▶ **Collected data**:
—————
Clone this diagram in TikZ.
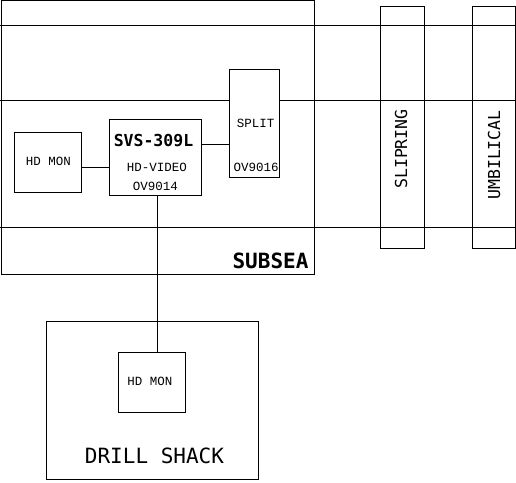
\documentclass[tikz,border=0pt]{standalone}
\usepackage{fontspec}
\setmonofont{Liberation Mono}
\newfontfamily\dvmono{DejaVu Sans Mono}
\begin{document}
\begin{tikzpicture}[x=1pt,y=-1pt,line width=1pt,
  box/.style={draw,rectangle,inner sep=0pt,outer sep=0pt},
  wbox/.style={box,fill=white},
  lbl/.style={inner sep=0pt,font=\ttfamily\fontsize{12.5}{12.5}\selectfont},
  midlbl/.style={inner sep=0pt,font=\dvmono\fontsize{16.5}{16.5}\selectfont},
  biglbl/.style={inner sep=0pt,font=\dvmono\bfseries\fontsize{21}{21}\selectfont},
  tallbl/.style={inner sep=0pt,font=\dvmono\bfseries\fontsize{16.5}{16.5}\selectfont}]
\useasboundingbox (0,0) rectangle (516,482);
% rails
\coordinate (l1a) at (0,25);  \coordinate (l1b) at (516,25);
\coordinate (l2a) at (0,100); \coordinate (l2b) at (516,100);
\coordinate (l3a) at (0,227); \coordinate (l3b) at (516,227);
\node[box,minimum width=313pt,minimum height=274pt] (subsea) at (157.5,137) {};
\draw (l1a) -- (l1b);
\draw (l2a) -- (l2b);
\draw (l3a) -- (l3b);
\node[box,minimum width=44pt,minimum height=242pt] (slipring) at (402,127) {};
\node[box,minimum width=43pt,minimum height=242pt] (umbilical) at (493.5,127) {};
\node[midlbl,rotate=90] (tslip) at (401,149) {SLIPRING};
\node[midlbl,rotate=90] (tumb) at (494,155) {UMBILICAL};
% subsea equipment
\node[wbox,minimum width=67pt,minimum height=60pt] (hdmon1) at (47.5,162) {};
\node[wbox,minimum width=92pt,minimum height=76pt] (svs) at (155,157) {};
\node[wbox,minimum width=50pt,minimum height=108pt] (split) at (254,123) {};
\node[lbl] (thd1) at (48.5,161) {HD MON};
\node[tallbl] (tsvs) at (153.5,141) {SVS-309L};
\node[lbl] (thdv) at (157,167) {HD-VIDEO};
\node[lbl] (tov14) at (155.5,186) {OV9014};
\node[lbl] (tsplit) at (255.5,123) {SPLIT};
\node[lbl] (tov16) at (256,167) {OV9016};
\node[biglbl] (tsub) at (270.5,261) {SUBSEA};
% drill shack
\node[box,minimum width=212pt,minimum height=158pt] (drill) at (152,400) {};
\node[wbox,minimum width=67pt,minimum height=60pt] (hdmon2) at (151.5,382) {};
\node[lbl] (thd2) at (150,381) {HD MON};
\node[inner sep=0pt,font=\dvmono\fontsize{21}{21}\selectfont] (tdrill) at (154.5,456) {DRILL SHACK};
% connectors
\draw (hdmon1.east |- 0,167) -- (svs.west |- 0,167);
\draw (svs.east |- 0,144) -- (split.west |- 0,144);
\draw (svs.south -| 157,0) -- (hdmon2.north -| 157,0);
\end{tikzpicture}
\end{document}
—————
▶ **Problem description**:
Reproduce each line exactly, please, except for any pictures.

▶ **Final result**:
Clone this diagram in TikZ.
\documentclass[tikz,border=0pt]{standalone}
\usepackage{fontspec}
\setmonofont{Liberation Mono}
\newfontfamily\dvmono{DejaVu Sans Mono}
\begin{document}
\begin{tikzpicture}[x=1pt,y=-1pt,line width=1pt,
  box/.style={draw,rectangle,inner sep=0pt,outer sep=0pt},
  wbox/.style={box,fill=white},
  lbl/.style={inner sep=0pt,font=\ttfamily\fontsize{12.5}{12.5}\selectfont},
  midlbl/.style={inner sep=0pt,font=\dvmono\fontsize{16.5}{16.5}\selectfont},
  biglbl/.style={inner sep=0pt,font=\dvmono\bfseries\fontsize{21}{21}\selectfont},
  tallbl/.style={inner sep=0pt,font=\dvmono\bfseries\fontsize{16.5}{16.5}\selectfont}]
\useasboundingbox (0,0) rectangle (516,482);
% rails
\coordinate (l1a) at (0,25);  \coordinate (l1b) at (516,25);
\coordinate (l2a) at (0,100); \coordinate (l2b) at (516,100);
\coordinate (l3a) at (0,227); \coordinate (l3b) at (516,227);
\node[box,minimum width=313pt,minimum height=274pt] (subsea) at (157.5,137) {};
\draw (l1a) -- (l1b);
\draw (l2a) -- (l2b);
\draw (l3a) -- (l3b);
\node[box,minimum width=44pt,minimum height=242pt] (slipring) at (402,127) {};
\node[box,minimum width=43pt,minimum height=242pt] (umbilical) at (493.5,127) {};
\node[midlbl,rotate=90] (tslip) at (401,149) {SLIPRING};
\node[midlbl,rotate=90] (tumb) at (494,155) {UMBILICAL};
% subsea equipment
\node[wbox,minimum width=67pt,minimum height=60pt] (hdmon1) at (47.5,162) {};
\node[wbox,minimum width=92pt,minimum height=76pt] (svs) at (155,157) {};
\node[wbox,minimum width=50pt,minimum height=108pt] (split) at (254,123) {};
\node[lbl] (thd1) at (48.5,161) {HD MON};
\node[tallbl] (tsvs) at (153.5,141) {SVS-309L};
\node[lbl] (thdv) at (157,167) {HD-VIDEO};
\node[lbl] (tov14) at (155.5,186) {OV9014};
\node[lbl] (tsplit) at (255.5,123) {SPLIT};
\node[lbl] (tov16) at (256,167) {OV9016};
\node[biglbl] (tsub) at (270.5,261) {SUBSEA};
% drill shack
\node[box,minimum width=212pt,minimum height=158pt] (drill) at (152,400) {};
\node[wbox,minimum width=67pt,minimum height=60pt] (hdmon2) at (151.5,382) {};
\node[lbl] (thd2) at (150,381) {HD MON};
\node[inner sep=0pt,font=\dvmono\fontsize{21}{21}\selectfont] (tdrill) at (154.5,456) {DRILL SHACK};
% connectors
\draw (hdmon1.east |- 0,167) -- (svs.west |- 0,167);
\draw (svs.east |- 0,144) -- (split.west |- 0,144);
\draw (svs.south -| 157,0) -- (hdmon2.north -| 157,0);
\end{tikzpicture}
\end{document}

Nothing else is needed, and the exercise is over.